Scaling up electrode slurry formulations from laboratory to mass production presents several technical challenges that require careful consideration of mixing dynamics, thermal management, and process control. The transition from small batches to industrial-scale production involves more than just increasing the volume; it requires fundamental adjustments to maintain the desired electrode properties while ensuring manufacturability.

One of the primary challenges is the scaling of mixing energy. In laboratory settings, small-volume mixers operate under high shear rates, ensuring uniform dispersion of active materials, conductive additives, and binders in the solvent. However, as batch sizes increase, the energy input per unit volume often does not scale linearly. Industrial mixers must balance shear forces to avoid agglomerate formation while preventing excessive energy consumption. Empirical scaling laws suggest that power input per unit volume (P/V) must be carefully controlled to maintain consistent slurry viscosity and homogeneity. Overmixing can lead to binder degradation, while undermixing results in poor particle dispersion, both of which negatively impact electrode performance.
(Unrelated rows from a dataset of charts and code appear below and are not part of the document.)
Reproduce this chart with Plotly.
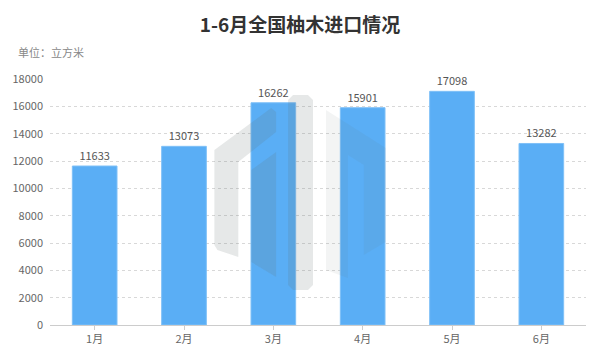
import plotly.graph_objects as go

months = ["1月", "2月", "3月", "4月", "5月", "6月"]
volumes = [11633, 13073, 16262, 15901, 17098, 13282]
y_ticks = [0, 2000, 4000, 6000, 8000, 10000, 12000, 14000, 16000, 18000]

W, H = 600, 364
ML, MR, MT, MB = 48, 14, 79, 39
PW, PH = W - ML - MR, H - MT - MB
FONT = "Noto Sans CJK SC"

fig = go.Figure(go.Bar(
    x=months, y=volumes,
    marker=dict(color="#5aaef5", line=dict(color="#7fc0f7", width=1)),
    width=0.5,
    text=[str(v) for v in volumes], textposition="outside",
    textfont=dict(size=11, color="#555", family=FONT),
    cliponaxis=False,
))

def px(x, y):
    return (x - ML) / PW, 1 - (y - MT) / PH

def path(pts):
    s = ""
    for i, (x, y) in enumerate(pts):
        a, b = px(x, y)
        s += ("M" if i == 0 else "L") + f"{a:.4f},{b:.4f} "
    return s + "Z"

# watermark logo (decorative)
wm = [
    ([(270, 108), (275, 112), (275, 132), (237, 162), (237, 257), (216, 250), (213, 245), (213, 150)], 0.16),
    ([(250, 170), (275, 152), (275, 277), (250, 262)], 0.16),
    ([(287, 100), (292, 95), (307, 95), (312, 100), (312, 285), (307, 290), (292, 290), (287, 285)], 0.16),
    ([(325, 110), (385, 148), (385, 242), (363, 255), (363, 165), (347, 155), (347, 278), (325, 270)], 0.08),
]
shapes = []
for pts, op in wm:
    shapes.append(dict(type="path", xref="paper", yref="paper", path=path(pts),
                       fillcolor=f"rgba(100,110,110,{op})", line=dict(width=0), layer="above"))

fig.update_layout(
    width=W, height=H,
    margin=dict(l=ML, r=MR, t=MT, b=MB),
    paper_bgcolor="white", plot_bgcolor="white",
    showlegend=False,
    bargap=0.5,
    font=dict(family=FONT, color="#666", size=11),
    title=dict(text="<b>1-6月全国柚木进口情况</b>", x=0.5, xanchor="center",
               y=1 - 25 / H, yanchor="middle",
               font=dict(size=19, color="#333", family=FONT)),
    xaxis=dict(showline=True, linecolor="#ccc", linewidth=1, ticks="outside",
               ticklen=4, tickcolor="#ccc", showgrid=False,
               tickfont=dict(size=11, color="#666")),
    yaxis=dict(range=[0, 18000], tickvals=y_ticks, ticktext=[str(v) for v in y_ticks],
               showline=False, zeroline=False,
               showgrid=True, gridcolor="#d8d8d8", griddash="3px,3px", gridwidth=1,
               tickfont=dict(size=11, color="#666"), ticks="", ticklabelstandoff=6),
    shapes=shapes,
    annotations=[dict(text="单位：立方米", xref="paper", yref="paper",
                      x=(14 - ML) / PW, xanchor="left", y=1 + (MT - 52) / PH, yanchor="middle",
                      showarrow=False, font=dict(size=11, color="#888", family=FONT))],
)

fig.write_html("out.html")
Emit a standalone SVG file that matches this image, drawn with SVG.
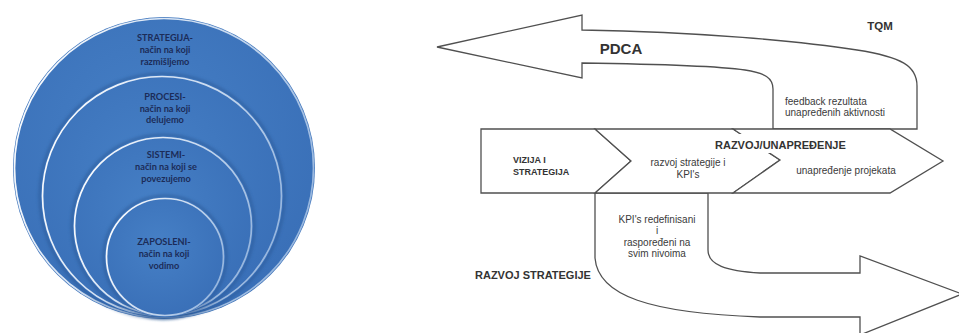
<svg xmlns="http://www.w3.org/2000/svg" width="959" height="333" viewBox="0 0 959 333">
  <defs>
    <radialGradient id="ballFill" cx="0.45" cy="0.4" r="0.7">
      <stop offset="0" stop-color="#4680c6"/>
      <stop offset="0.85" stop-color="#3a70b8"/>
      <stop offset="1" stop-color="#3064a8"/>
    </radialGradient>
    <linearGradient id="rim" x1="0" y1="0.2" x2="1" y2="0.6">
      <stop offset="0" stop-color="#ffffff" stop-opacity="1"/>
      <stop offset="0.55" stop-color="#eef5fd" stop-opacity="0.8"/>
      <stop offset="1" stop-color="#d6e6f8" stop-opacity="0.6"/>
    </linearGradient>
    <filter id="soft" x="-5%" y="-5%" width="110%" height="110%">
      <feGaussianBlur stdDeviation="0.5"/>
    </filter>
    <filter id="shade" x="-10%" y="-10%" width="120%" height="120%">
      <feGaussianBlur stdDeviation="1.4"/>
    </filter>
  </defs>
  <style>
    .disc { fill: url(#ballFill); }
    .edge { fill: none; stroke: #26528f; stroke-width: 3; opacity: 0.5; }
    .glow { fill: none; stroke: url(#rim); stroke-width: 1.7; }
    .ctext { font-family: Lato, "Open Sans", sans-serif; font-weight: 700; font-size: 9.2px; fill: #1c2c58; text-anchor: middle; }
    .shape { fill: #ffffff; stroke: #505050; stroke-width: 1.3; stroke-linejoin: miter; }
    .lbl { font-family: "Liberation Sans", Arial, sans-serif; font-size: 10px; fill: #3a3a3a; }
    .hd { font-family: "Liberation Sans", Arial, sans-serif; font-weight: 700; fill: #333333; }
  </style>

  <rect width="959" height="333" fill="#ffffff"/>

  <!-- Nested circles: strategy, processes, systems, people -->
  <g id="circle-strategija">
    <circle class="disc" cx="164" cy="168" r="151"/>
    <circle class="glow" cx="164" cy="168" r="149.5" filter="url(#soft)"/>
    <text class="ctext" x="165" y="41">STRATEGIJA-</text>
    <text class="ctext" x="165" y="53">način na koji</text>
    <text class="ctext" x="165" y="65">razmišljemo</text>
  </g>
  <g id="circle-procesi">
    <circle class="edge" cx="162" cy="196" r="122" filter="url(#shade)"/>
    <circle class="disc" cx="162" cy="196" r="121"/>
    <circle class="glow" cx="162" cy="196" r="119.5" filter="url(#soft)"/>
    <text class="ctext" x="165" y="100">PROCESI-</text>
    <text class="ctext" x="165" y="112">način na koji</text>
    <text class="ctext" x="165" y="123">delujemo</text>
  </g>
  <g id="circle-sistemi">
    <circle class="edge" cx="163" cy="226" r="91" filter="url(#shade)"/>
    <circle class="disc" cx="163" cy="226" r="90"/>
    <circle class="glow" cx="163" cy="226" r="88.5" filter="url(#soft)"/>
    <text class="ctext" x="166" y="158">SISTEMI-</text>
    <text class="ctext" x="166" y="170">način na koji se</text>
    <text class="ctext" x="166" y="182">povezujemo</text>
  </g>
  <g id="circle-zaposleni">
    <circle class="edge" cx="165" cy="257" r="61" filter="url(#shade)"/>
    <circle class="disc" cx="165" cy="257" r="60"/>
    <circle class="glow" cx="165" cy="257" r="58.5" filter="url(#soft)"/>
    <text class="ctext" x="164" y="245">ZAPOSLENI-</text>
    <text class="ctext" x="164" y="257">način na koji</text>
    <text class="ctext" x="164" y="269">vodimo</text>
  </g>

  <!-- Connectors: PDCA feedback arrow and strategy deployment arrow -->
  <g id="connectors">
    <path id="pdca-arrow" class="shape" d="M917,129 V86 C917,66 902,57 857,50 C800,41 700,32 582,30 V15 L437,47 L582,78 V63 C650,64 718,66 745,70 C765,73 773,78 773,89 V129 Z"/>
    <path id="deploy-arrow" class="shape" d="M595,193 V258 C598,296 650,313 760,317 L860,317 V335 L962,294 L860,256 V273 L760,273 C726,271 708,265 708,250 V193 Z"/>
  </g>

  <!-- Process chevrons -->
  <g id="chevron-vizija">
    <path class="shape" d="M481,129 H595 L631,161 L595,193 H481 Z"/>
    <text class="hd" font-size="9" x="513" y="163">VIZIJA I</text>
    <text class="hd" font-size="9" x="513" y="175">STRATEGIJA</text>
  </g>
  <g id="chevron-razvoj">
    <path class="shape" d="M595,129 H733 L780,160 L733,193 H595 L631,161 Z"/>
    <text class="lbl" text-anchor="middle" x="688" y="166">razvoj strategije i</text>
    <text class="lbl" text-anchor="middle" x="688" y="178">KPI's</text>
  </g>
  <g id="chevron-unapredjenje">
    <path class="shape" d="M733,129 H890 L943,161 L890,193 H733 L780,160 Z"/>
    <text class="lbl" text-anchor="middle" x="846" y="174">unapređenje projekata</text>
  </g>

  <!-- Free labels -->
  <g id="label-razvoj-unapredjenje">
    <rect x="712" y="134" width="140" height="19" fill="#ffffff"/>
    <text class="hd" font-size="11" x="715" y="149">RAZVOJ/UNAPREĐENJE</text>
  </g>
  <g id="label-tqm">
    <text class="hd" font-size="11.5" x="880" y="30" text-anchor="middle">TQM</text>
  </g>
  <g id="label-pdca">
    <text class="hd" font-size="15" x="621" y="54" text-anchor="middle">PDCA</text>
  </g>
  <g id="label-feedback">
    <text class="lbl" x="785" y="105">feedback rezultata</text>
    <text class="lbl" x="785" y="116">unapređenih aktivnosti</text>
  </g>
  <g id="label-kpi">
    <text class="lbl" text-anchor="middle" x="657" y="223">KPI's redefinisani</text>
    <text class="lbl" text-anchor="middle" x="657" y="234">i</text>
    <text class="lbl" text-anchor="middle" x="657" y="245.5">raspoređeni na</text>
    <text class="lbl" text-anchor="middle" x="657" y="257">svim nivoima</text>
  </g>
  <g id="label-razvoj-strategije">
    <text class="hd" font-size="11" x="475" y="279">RAZVOJ STRATEGIJE</text>
  </g>
</svg>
Heat transfer becomes a critical factor in large-scale slurry production. Laboratory mixers dissipate heat efficiently due to their high surface-area-to-volume ratio, but industrial mixers face significant thermal buildup. Excessive heat can accelerate solvent evaporation, alter binder solubility, or even initiate premature cross-linking in polymer-based binders. Temperature control systems must be integrated into the mixing process, often involving jacketed vessels or cooling coils. The challenge lies in maintaining uniform cooling across the entire batch, as temperature gradients can lead to localized viscosity changes and inconsistent slurry properties.

Batch consistency is another major hurdle in scale-up. Small-scale formulations may exhibit minor variations without significant consequences, but in mass production, even slight deviations can lead to electrode defects or cell performance inconsistencies. Key parameters such as solids loading, viscosity, and rheological behavior must be tightly controlled. Statistical process control (SPC) methodologies are essential for monitoring critical quality attributes (CQAs) such as particle size distribution, slurry stability, and coating adhesion. Implementing real-time sensors for viscosity and density measurements allows for immediate adjustments during production, reducing the risk of off-spec batches.
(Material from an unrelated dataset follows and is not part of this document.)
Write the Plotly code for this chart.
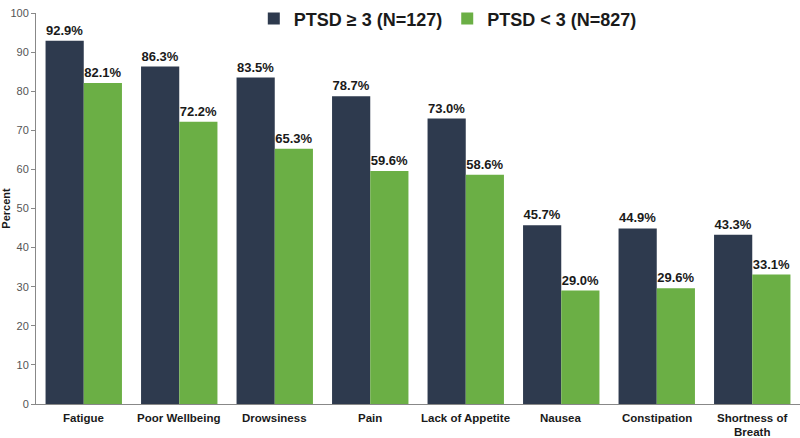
import plotly.graph_objects as go

categories = ["Fatigue", "Poor Wellbeing", "Drowsiness", "Pain", "Lack of Appetite",
              "Nausea", "Constipation", "Shortness of<br>Breath"]
ptsd_high = [92.9, 86.3, 83.5, 78.7, 73.0, 45.7, 44.9, 43.3]
ptsd_low = [82.1, 72.2, 65.3, 59.6, 58.6, 29.0, 29.6, 33.1]
series_names = ["PTSD \u2265 3 (N=127)", "PTSD < 3 (N=827)"]
y_ticks = list(range(0, 101, 10))

dark = "#2E3A4E"
green = "#6BAF45"
font_family = "Liberation Sans, Arial, sans-serif"

fig = go.Figure()
for name, vals, col in [(series_names[0], ptsd_high, dark), (series_names[1], ptsd_low, green)]:
    fig.add_trace(go.Bar(
        x=categories, y=vals, name=f"<b>{name}</b>", marker=dict(color=col, line=dict(width=0)),
        text=[f"<b>{v:.1f}%</b>" for v in vals], textposition="outside",
        textfont=dict(family=font_family, size=13, color="#1a1a1a"),
        cliponaxis=False,
    ))

# category labels as annotations (tight line spacing like the reference)
for cat in categories:
    for i, line in enumerate(cat.split("<br>")):
        fig.add_annotation(x=cat, xref="x", y=0, yref="paper", yanchor="middle",
                           yshift=-14 - 13.5 * i, showarrow=False, borderpad=0,
                           text=f"<b>{line}</b>",
                           font=dict(family=font_family, size=11.5, color="#1a1a1a"))

fig.update_layout(
    width=800, height=438,
    margin=dict(l=36, r=0, t=5, b=34),
    paper_bgcolor="white", plot_bgcolor="white",
    barmode="group", bargap=0.2, bargroupgap=0,
    font=dict(family=font_family, color="#333"),
    showlegend=True,
    legend=dict(orientation="h", x=0.539, xanchor="center", y=0.985, yanchor="middle",
                font=dict(family=font_family, size=18, color="#1a1a1a"),
                bgcolor="rgba(0,0,0,0)", traceorder="normal"),
    xaxis=dict(showline=True, linecolor="#888", linewidth=1, ticks="",
               showticklabels=False, showgrid=False, automargin=False),
    yaxis=dict(range=[0, 100], tickvals=y_ticks, showline=True, linecolor="#888", linewidth=1,
               ticks="outside", ticklen=4, tickcolor="#888",
               tickfont=dict(family=font_family, size=11, color="#555"),
               showgrid=False, zeroline=False, automargin=False,
               title=dict(text="<b>Percent</b>", font=dict(family=font_family, size=11, color="#1a1a1a"), standoff=4)),
)
fig.write_html("out.html", config={"displayModeBar": False},
               post_script="document.body.style.margin='0';document.body.style.padding='0';")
Pilot-scale validation serves as a bridge between laboratory development and full-scale production. Intermediate batches, typically ranging from tens to hundreds of liters, help identify scaling effects that are not apparent in small-scale trials. During pilot runs, engineers often observe unexpected interactions between mixing parameters and slurry behavior. For example, certain formulations may exhibit shear-thinning or thixotropic effects more prominently at larger scales, requiring adjustments to mixing speed or sequence. Pilot-scale testing also helps optimize the order of ingredient addition, as some components may require pre-dispersion to avoid agglomeration in high-volume mixing.

Case studies from industry reveal common formulation adjustments during scale-up. One example involves the transition from lab-scale planetary mixers to industrial double-planetary or high-shear mixers for lithium-ion anode slurries. Researchers found that the increased mixing intensity at larger scales led to excessive carbon black breakdown, reducing conductive network effectiveness. The solution involved reducing mixing time while increasing binder pre-dispersion to compensate. Another case involved cathode slurries where solvent evaporation rates differed significantly between small and large batches, leading to viscosity drift. Implementing closed-loop solvent dosing systems resolved the issue by maintaining precise solvent content throughout mixing.

Statistical process control plays a crucial role in maintaining slurry quality during mass production. Control charts for viscosity, density, and particle size distribution enable early detection of process deviations. Multivariate analysis techniques help correlate mixing parameters with slurry properties, allowing for predictive adjustments rather than reactive corrections. For instance, if viscosity trends upward over successive batches, operators can proactively adjust solvent ratios before the slurry exceeds specification limits.

The transition from laboratory to production also necessitates reformulation in some cases. Binder systems optimized for small-scale mixing may not perform identically under industrial shear conditions. Some manufacturers switch to alternative binders or adjust molecular weights to achieve better scalability. Similarly, solvent choices may be revisited to balance evaporation rates with mixing energy requirements. These adjustments must be validated through electrochemical testing to ensure that the scaled-up slurry still meets performance targets in the final battery cell.

In summary, scaling up electrode slurry formulations requires a systematic approach that addresses mixing energy distribution, thermal effects, and batch consistency. Pilot-scale validation provides critical insights into formulation behavior at intermediate volumes, while statistical process control ensures reproducibility in mass production. Real-world case studies demonstrate that successful scale-up often involves iterative adjustments to mixing parameters and sometimes even reformulation to maintain electrode quality. By integrating these methodologies, manufacturers can achieve reliable, high-performance slurry production at industrial scales.